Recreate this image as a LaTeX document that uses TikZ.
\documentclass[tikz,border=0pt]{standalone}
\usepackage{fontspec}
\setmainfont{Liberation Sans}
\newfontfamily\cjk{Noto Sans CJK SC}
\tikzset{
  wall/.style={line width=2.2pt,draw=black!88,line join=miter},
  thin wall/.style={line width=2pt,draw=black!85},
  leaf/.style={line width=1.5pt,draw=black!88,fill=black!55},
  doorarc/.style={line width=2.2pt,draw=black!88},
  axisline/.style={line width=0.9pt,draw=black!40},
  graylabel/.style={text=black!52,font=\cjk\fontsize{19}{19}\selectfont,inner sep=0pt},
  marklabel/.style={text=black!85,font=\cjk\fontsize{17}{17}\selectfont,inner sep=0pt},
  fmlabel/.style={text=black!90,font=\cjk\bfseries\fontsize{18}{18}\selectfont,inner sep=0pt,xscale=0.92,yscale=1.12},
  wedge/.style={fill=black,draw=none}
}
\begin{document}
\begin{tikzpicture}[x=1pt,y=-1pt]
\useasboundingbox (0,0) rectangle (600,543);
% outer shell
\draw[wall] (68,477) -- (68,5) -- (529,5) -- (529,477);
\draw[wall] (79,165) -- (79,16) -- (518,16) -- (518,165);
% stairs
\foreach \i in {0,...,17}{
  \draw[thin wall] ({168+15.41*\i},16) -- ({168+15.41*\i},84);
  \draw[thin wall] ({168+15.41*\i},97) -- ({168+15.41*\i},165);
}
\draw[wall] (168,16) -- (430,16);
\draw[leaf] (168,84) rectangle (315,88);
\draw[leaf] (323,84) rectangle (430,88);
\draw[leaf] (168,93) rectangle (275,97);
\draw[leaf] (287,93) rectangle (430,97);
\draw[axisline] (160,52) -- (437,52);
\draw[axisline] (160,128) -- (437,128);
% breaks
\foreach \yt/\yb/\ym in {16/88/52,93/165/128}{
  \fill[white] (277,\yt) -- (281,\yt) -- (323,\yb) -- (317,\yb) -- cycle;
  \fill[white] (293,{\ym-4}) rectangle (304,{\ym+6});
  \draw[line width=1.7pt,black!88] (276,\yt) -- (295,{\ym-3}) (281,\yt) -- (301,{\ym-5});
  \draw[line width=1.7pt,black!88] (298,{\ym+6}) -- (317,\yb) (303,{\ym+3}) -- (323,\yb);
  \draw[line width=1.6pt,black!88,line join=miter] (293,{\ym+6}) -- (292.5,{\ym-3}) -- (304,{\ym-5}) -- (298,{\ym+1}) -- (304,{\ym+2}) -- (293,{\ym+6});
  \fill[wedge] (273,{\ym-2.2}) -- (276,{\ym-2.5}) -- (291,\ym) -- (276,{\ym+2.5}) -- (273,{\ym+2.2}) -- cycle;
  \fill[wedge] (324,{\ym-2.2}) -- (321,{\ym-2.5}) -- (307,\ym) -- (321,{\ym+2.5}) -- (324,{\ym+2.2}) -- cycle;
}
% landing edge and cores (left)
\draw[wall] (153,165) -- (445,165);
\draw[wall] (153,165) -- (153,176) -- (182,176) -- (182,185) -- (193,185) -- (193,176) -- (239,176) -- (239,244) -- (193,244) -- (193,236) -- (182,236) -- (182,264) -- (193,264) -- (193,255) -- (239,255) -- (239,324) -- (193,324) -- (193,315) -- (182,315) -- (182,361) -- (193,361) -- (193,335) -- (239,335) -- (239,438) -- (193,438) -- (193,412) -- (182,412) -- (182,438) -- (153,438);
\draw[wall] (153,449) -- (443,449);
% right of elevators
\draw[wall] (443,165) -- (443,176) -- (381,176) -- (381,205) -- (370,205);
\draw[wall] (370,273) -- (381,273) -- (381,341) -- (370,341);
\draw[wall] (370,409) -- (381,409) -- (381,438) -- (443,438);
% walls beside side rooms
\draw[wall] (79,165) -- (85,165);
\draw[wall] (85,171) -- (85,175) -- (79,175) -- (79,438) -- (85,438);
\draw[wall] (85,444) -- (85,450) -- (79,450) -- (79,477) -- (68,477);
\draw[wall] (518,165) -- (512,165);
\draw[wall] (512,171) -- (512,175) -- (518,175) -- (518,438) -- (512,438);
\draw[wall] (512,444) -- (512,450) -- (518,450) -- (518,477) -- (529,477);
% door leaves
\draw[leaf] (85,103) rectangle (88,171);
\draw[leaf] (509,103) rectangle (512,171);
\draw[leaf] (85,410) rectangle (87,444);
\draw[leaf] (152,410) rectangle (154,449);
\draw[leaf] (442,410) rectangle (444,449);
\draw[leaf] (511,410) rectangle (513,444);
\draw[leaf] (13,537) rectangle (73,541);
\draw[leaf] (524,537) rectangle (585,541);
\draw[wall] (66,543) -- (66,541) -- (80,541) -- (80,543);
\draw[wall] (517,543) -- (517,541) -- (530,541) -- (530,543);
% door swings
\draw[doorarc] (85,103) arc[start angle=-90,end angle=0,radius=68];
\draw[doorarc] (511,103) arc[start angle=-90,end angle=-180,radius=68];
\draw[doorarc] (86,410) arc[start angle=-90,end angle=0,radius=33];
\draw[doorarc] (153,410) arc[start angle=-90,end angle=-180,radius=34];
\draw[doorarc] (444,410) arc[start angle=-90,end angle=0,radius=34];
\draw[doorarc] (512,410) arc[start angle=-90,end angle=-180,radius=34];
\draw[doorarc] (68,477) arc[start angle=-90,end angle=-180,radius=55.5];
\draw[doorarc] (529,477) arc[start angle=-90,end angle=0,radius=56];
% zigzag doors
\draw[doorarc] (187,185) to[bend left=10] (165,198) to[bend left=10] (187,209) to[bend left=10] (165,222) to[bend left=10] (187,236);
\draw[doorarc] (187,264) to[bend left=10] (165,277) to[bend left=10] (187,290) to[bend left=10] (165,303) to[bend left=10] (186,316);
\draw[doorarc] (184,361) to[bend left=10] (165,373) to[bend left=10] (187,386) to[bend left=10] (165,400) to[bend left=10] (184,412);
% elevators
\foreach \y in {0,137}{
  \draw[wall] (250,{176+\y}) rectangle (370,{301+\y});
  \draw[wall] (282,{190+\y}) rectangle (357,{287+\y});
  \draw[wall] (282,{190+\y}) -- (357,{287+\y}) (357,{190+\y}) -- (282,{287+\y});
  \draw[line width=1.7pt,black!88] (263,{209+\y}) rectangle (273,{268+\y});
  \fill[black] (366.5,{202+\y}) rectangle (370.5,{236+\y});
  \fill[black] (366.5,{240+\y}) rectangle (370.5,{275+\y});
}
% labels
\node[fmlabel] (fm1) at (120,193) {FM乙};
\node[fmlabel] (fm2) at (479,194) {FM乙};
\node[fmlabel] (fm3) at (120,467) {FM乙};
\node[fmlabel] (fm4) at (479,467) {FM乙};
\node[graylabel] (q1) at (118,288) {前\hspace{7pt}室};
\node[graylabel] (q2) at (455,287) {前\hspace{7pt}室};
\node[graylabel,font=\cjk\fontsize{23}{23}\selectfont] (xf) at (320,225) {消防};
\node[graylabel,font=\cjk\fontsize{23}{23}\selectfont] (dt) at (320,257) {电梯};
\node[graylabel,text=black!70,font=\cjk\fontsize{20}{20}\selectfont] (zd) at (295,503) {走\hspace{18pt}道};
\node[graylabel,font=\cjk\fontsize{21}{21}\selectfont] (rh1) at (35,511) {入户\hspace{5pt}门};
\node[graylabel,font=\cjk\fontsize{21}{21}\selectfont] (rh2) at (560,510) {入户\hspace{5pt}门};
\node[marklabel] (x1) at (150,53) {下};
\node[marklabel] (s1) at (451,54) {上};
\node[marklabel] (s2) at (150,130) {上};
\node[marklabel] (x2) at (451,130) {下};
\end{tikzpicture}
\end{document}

· · ·

Task to complete: Return all the data above once more, precisely as given.

The result:
Recreate this image as a LaTeX document that uses TikZ.
\documentclass[tikz,border=0pt]{standalone}
\usepackage{fontspec}
\setmainfont{Liberation Sans}
\newfontfamily\cjk{Noto Sans CJK SC}
\tikzset{
  wall/.style={line width=2.2pt,draw=black!88,line join=miter},
  thin wall/.style={line width=2pt,draw=black!85},
  leaf/.style={line width=1.5pt,draw=black!88,fill=black!55},
  doorarc/.style={line width=2.2pt,draw=black!88},
  axisline/.style={line width=0.9pt,draw=black!40},
  graylabel/.style={text=black!52,font=\cjk\fontsize{19}{19}\selectfont,inner sep=0pt},
  marklabel/.style={text=black!85,font=\cjk\fontsize{17}{17}\selectfont,inner sep=0pt},
  fmlabel/.style={text=black!90,font=\cjk\bfseries\fontsize{18}{18}\selectfont,inner sep=0pt,xscale=0.92,yscale=1.12},
  wedge/.style={fill=black,draw=none}
}
\begin{document}
\begin{tikzpicture}[x=1pt,y=-1pt]
\useasboundingbox (0,0) rectangle (600,543);
% outer shell
\draw[wall] (68,477) -- (68,5) -- (529,5) -- (529,477);
\draw[wall] (79,165) -- (79,16) -- (518,16) -- (518,165);
% stairs
\foreach \i in {0,...,17}{
  \draw[thin wall] ({168+15.41*\i},16) -- ({168+15.41*\i},84);
  \draw[thin wall] ({168+15.41*\i},97) -- ({168+15.41*\i},165);
}
\draw[wall] (168,16) -- (430,16);
\draw[leaf] (168,84) rectangle (315,88);
\draw[leaf] (323,84) rectangle (430,88);
\draw[leaf] (168,93) rectangle (275,97);
\draw[leaf] (287,93) rectangle (430,97);
\draw[axisline] (160,52) -- (437,52);
\draw[axisline] (160,128) -- (437,128);
% breaks
\foreach \yt/\yb/\ym in {16/88/52,93/165/128}{
  \fill[white] (277,\yt) -- (281,\yt) -- (323,\yb) -- (317,\yb) -- cycle;
  \fill[white] (293,{\ym-4}) rectangle (304,{\ym+6});
  \draw[line width=1.7pt,black!88] (276,\yt) -- (295,{\ym-3}) (281,\yt) -- (301,{\ym-5});
  \draw[line width=1.7pt,black!88] (298,{\ym+6}) -- (317,\yb) (303,{\ym+3}) -- (323,\yb);
  \draw[line width=1.6pt,black!88,line join=miter] (293,{\ym+6}) -- (292.5,{\ym-3}) -- (304,{\ym-5}) -- (298,{\ym+1}) -- (304,{\ym+2}) -- (293,{\ym+6});
  \fill[wedge] (273,{\ym-2.2}) -- (276,{\ym-2.5}) -- (291,\ym) -- (276,{\ym+2.5}) -- (273,{\ym+2.2}) -- cycle;
  \fill[wedge] (324,{\ym-2.2}) -- (321,{\ym-2.5}) -- (307,\ym) -- (321,{\ym+2.5}) -- (324,{\ym+2.2}) -- cycle;
}
% landing edge and cores (left)
\draw[wall] (153,165) -- (445,165);
\draw[wall] (153,165) -- (153,176) -- (182,176) -- (182,185) -- (193,185) -- (193,176) -- (239,176) -- (239,244) -- (193,244) -- (193,236) -- (182,236) -- (182,264) -- (193,264) -- (193,255) -- (239,255) -- (239,324) -- (193,324) -- (193,315) -- (182,315) -- (182,361) -- (193,361) -- (193,335) -- (239,335) -- (239,438) -- (193,438) -- (193,412) -- (182,412) -- (182,438) -- (153,438);
\draw[wall] (153,449) -- (443,449);
% right of elevators
\draw[wall] (443,165) -- (443,176) -- (381,176) -- (381,205) -- (370,205);
\draw[wall] (370,273) -- (381,273) -- (381,341) -- (370,341);
\draw[wall] (370,409) -- (381,409) -- (381,438) -- (443,438);
% walls beside side rooms
\draw[wall] (79,165) -- (85,165);
\draw[wall] (85,171) -- (85,175) -- (79,175) -- (79,438) -- (85,438);
\draw[wall] (85,444) -- (85,450) -- (79,450) -- (79,477) -- (68,477);
\draw[wall] (518,165) -- (512,165);
\draw[wall] (512,171) -- (512,175) -- (518,175) -- (518,438) -- (512,438);
\draw[wall] (512,444) -- (512,450) -- (518,450) -- (518,477) -- (529,477);
% door leaves
\draw[leaf] (85,103) rectangle (88,171);
\draw[leaf] (509,103) rectangle (512,171);
\draw[leaf] (85,410) rectangle (87,444);
\draw[leaf] (152,410) rectangle (154,449);
\draw[leaf] (442,410) rectangle (444,449);
\draw[leaf] (511,410) rectangle (513,444);
\draw[leaf] (13,537) rectangle (73,541);
\draw[leaf] (524,537) rectangle (585,541);
\draw[wall] (66,543) -- (66,541) -- (80,541) -- (80,543);
\draw[wall] (517,543) -- (517,541) -- (530,541) -- (530,543);
% door swings
\draw[doorarc] (85,103) arc[start angle=-90,end angle=0,radius=68];
\draw[doorarc] (511,103) arc[start angle=-90,end angle=-180,radius=68];
\draw[doorarc] (86,410) arc[start angle=-90,end angle=0,radius=33];
\draw[doorarc] (153,410) arc[start angle=-90,end angle=-180,radius=34];
\draw[doorarc] (444,410) arc[start angle=-90,end angle=0,radius=34];
\draw[doorarc] (512,410) arc[start angle=-90,end angle=-180,radius=34];
\draw[doorarc] (68,477) arc[start angle=-90,end angle=-180,radius=55.5];
\draw[doorarc] (529,477) arc[start angle=-90,end angle=0,radius=56];
% zigzag doors
\draw[doorarc] (187,185) to[bend left=10] (165,198) to[bend left=10] (187,209) to[bend left=10] (165,222) to[bend left=10] (187,236);
\draw[doorarc] (187,264) to[bend left=10] (165,277) to[bend left=10] (187,290) to[bend left=10] (165,303) to[bend left=10] (186,316);
\draw[doorarc] (184,361) to[bend left=10] (165,373) to[bend left=10] (187,386) to[bend left=10] (165,400) to[bend left=10] (184,412);
% elevators
\foreach \y in {0,137}{
  \draw[wall] (250,{176+\y}) rectangle (370,{301+\y});
  \draw[wall] (282,{190+\y}) rectangle (357,{287+\y});
  \draw[wall] (282,{190+\y}) -- (357,{287+\y}) (357,{190+\y}) -- (282,{287+\y});
  \draw[line width=1.7pt,black!88] (263,{209+\y}) rectangle (273,{268+\y});
  \fill[black] (366.5,{202+\y}) rectangle (370.5,{236+\y});
  \fill[black] (366.5,{240+\y}) rectangle (370.5,{275+\y});
}
% labels
\node[fmlabel] (fm1) at (120,193) {FM乙};
\node[fmlabel] (fm2) at (479,194) {FM乙};
\node[fmlabel] (fm3) at (120,467) {FM乙};
\node[fmlabel] (fm4) at (479,467) {FM乙};
\node[graylabel] (q1) at (118,288) {前\hspace{7pt}室};
\node[graylabel] (q2) at (455,287) {前\hspace{7pt}室};
\node[graylabel,font=\cjk\fontsize{23}{23}\selectfont] (xf) at (320,225) {消防};
\node[graylabel,font=\cjk\fontsize{23}{23}\selectfont] (dt) at (320,257) {电梯};
\node[graylabel,text=black!70,font=\cjk\fontsize{20}{20}\selectfont] (zd) at (295,503) {走\hspace{18pt}道};
\node[graylabel,font=\cjk\fontsize{21}{21}\selectfont] (rh1) at (35,511) {入户\hspace{5pt}门};
\node[graylabel,font=\cjk\fontsize{21}{21}\selectfont] (rh2) at (560,510) {入户\hspace{5pt}门};
\node[marklabel] (x1) at (150,53) {下};
\node[marklabel] (s1) at (451,54) {上};
\node[marklabel] (s2) at (150,130) {上};
\node[marklabel] (x2) at (451,130) {下};
\end{tikzpicture}
\end{document}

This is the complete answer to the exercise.